Wayne Montaperto back in the days when he was publicly revealed as a Teresa Cormack homicide suspect. He was exonerated years later when another man was arrested and jailed. Photo / File
A Napier man police wrongly suspected had killed schoolgirl Teresa Cormack has had child abduction and sex-related convictions quashed by the Court of Appeal.
Wayne Montaperto, now aged in the mid-60s, has battled for more than 33 years to clear his name, during which he served a jail term, was beaten almost to death in a vigilante attack in Napier, and deported from Australia because of the now-scuttled convictions.
Today he had to wait barely a couple of hours for the news as Justices Peter Kos, Forrest Miller and Patricia Courtney made their decision after a short morning break in the Court in Wellington.
At issue were the convictions announced by a jury in August 1988 in the District Court in Wellington, to where Montaperto’s trial had been transferred because of the potential prejudice of staging the trial in Hawke’s Bay with the unrelated Cormack inquiry in full swing and the public baying for an arrest.
Montaperto ‘s problems started soon after 6-year-old Teresa Cormack was abducted from a street on her way to school in Napier in June 1987.
During the intense inquiry, police – looking for possible Cormack case links to other offenders – resumed an investigation of an earlier incident involving four Flaxmere children.
Montaperto had no history of offending against children, but despite his denials he was convicted and sentenced to three years’ jail after being convicted on four charges of kidnapping the children and committing an indecent act the convictions that have now been quashed.
It had become publicly known that Montaperto was a strong police suspect in the Cormack case, which was not resolved until the arrest of killer Jules Mikus in the Hutt Valley in 2002.
While it finally exonerated Montaperto, he continued to battle to clear his name altogether in relation to the convictions, the chance finally coming in October 2018 after Auckland barrister Ron Mansfield successfully petitioned the court for a Royal Prerogative of Mercy and it was sent back to the Court of Appeal.
Behind the appeal was that a juror in the 1988 trial had told fellow jurors Montaperto was a Cormack homicide suspect and that tainted the jury’s view as it found him guilty on the unrelated charges, although he strongly denied anything to do with the offences; and Montaperto ‘s belief he had been wrongly identified
The disclosure was not otherwise revealed until 2008 when a juror, after reading of new attempts to appeal, contacted Mansfield by email, saying: “I may have some information with this appeal that may or may not be useful. The reason for my contacting you is to ensure that all facts and influences of the case are put forward.”
In a later interview with independent counsel Steve Bonnar QC, the juror told how they had become aware a police officer had visited the employer of a fellow juror during the trial and disclosed Montaperto was a suspect in the killing.

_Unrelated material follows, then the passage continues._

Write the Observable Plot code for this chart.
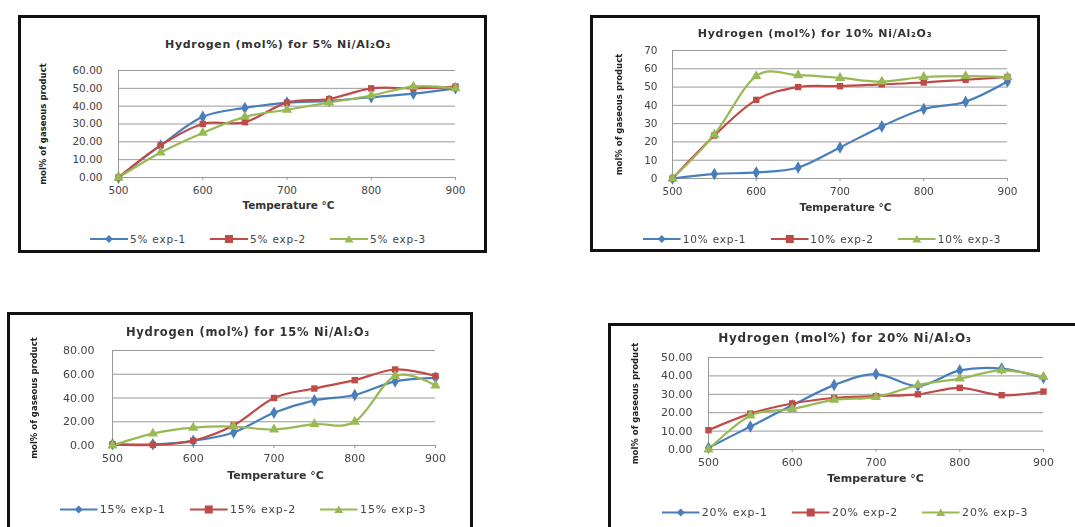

An affidavit was sworn, and the second juror later agreed to do the same but backtracked.
A juror gave evidence to the Court of Appeal on Tuesday, shortly before the judges’ decision, that the appeal was allowed, the convictions are quashed, and there is no order for a new trial.
From Napier but living in Auckland for many of the intervening years, Montaperto could not be immediately contacted today by Hawke’s Bay Today, but has told in the past of the “persecution” he felt and the determination not only to clear his name but also to obtain redress for what had followed.
In 1993, he was badly bashed at a property in Latham St, Napier, by a man who during the attack made pointed remarks about both the Cormack case and the still-unresolved disappearance and suspected murder of high school student Kirsa Jensen in 1983.
Long-serving Napier barrister Russell Fairbrother QC, who conducted the unsuccessful defence at trial, said: “I’m pleased. I’m delighted for him. Those convictions should never have happened.”
Cormack killer Mikus died in 2019 while serving a life sentence imposed almost 17 years earlier.